Reporting from Washington —
At 14, Laba Kamana was captured by rebel soldiers in the Democratic Republic of Congo. For two years, she was raped nearly every day. She finally escaped into the Congolese jungle, one of the world's most dense, and discovered she was pregnant with the child of one of her captors.
On Tuesday, the actor Ben Affleck used the nightmare of the young woman — now 22, studying law and advocating for women's rights — to argue at a congressional hearing that more needs to be done for the central African country whose vast mineral resources and dangerous geography have kept it mired in civil war.
"If we continue to place Congo on the back burner of U.S. policy, it will come back to haunt us," Affleck told a subcommittee of the House Foreign Affairs Committee. "The last time Congo collapsed, armies came in from across Africa and 5 million people died.… We must learn from history."
Affleck, who founded a nonprofit group called Eastern Congo Initiative to help people like Kamana, said the Congo continued to be one of the most dangerous and unstable countries in Africa, although the war that started there in 1998 theoretically ended with the signing of peace accords in 2003.

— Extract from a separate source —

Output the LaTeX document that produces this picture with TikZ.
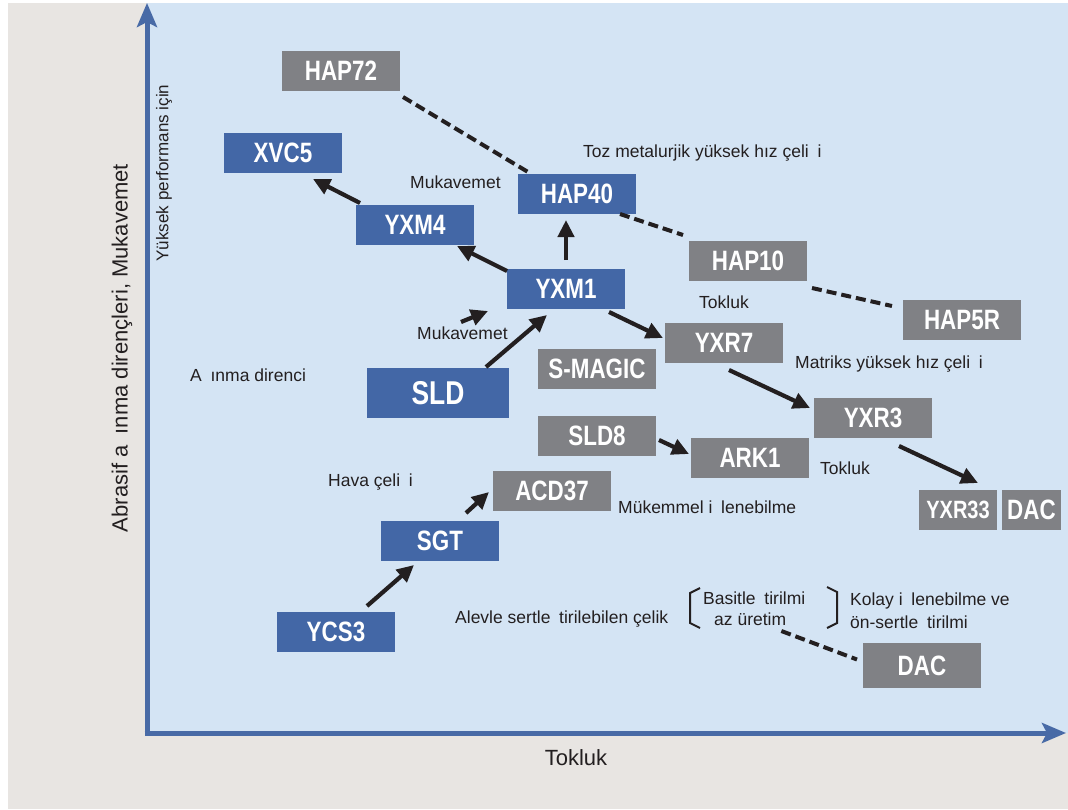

The actor called on Congress to do more to protect Congolese civilians from rampant violence, provide support for elections that will take place in November and appoint a U.S. representative to the region.
"The federal budget may be seen as a zero-sum game, but our morality, our sense of decency, our compassion for our fellow human beings, is not," Affleck said.
The actor, who first visited Congo more than five years ago, founded Eastern Congo Initiative in 2010. The group supports community-based organizations and works to bring stability to the war-torn region.
Affleck was joined at the hearing by Cindy McCain, wife of Sen. John McCain (R-Ariz.), who has partnered with him in advocating for increased U.S. aid to Congo.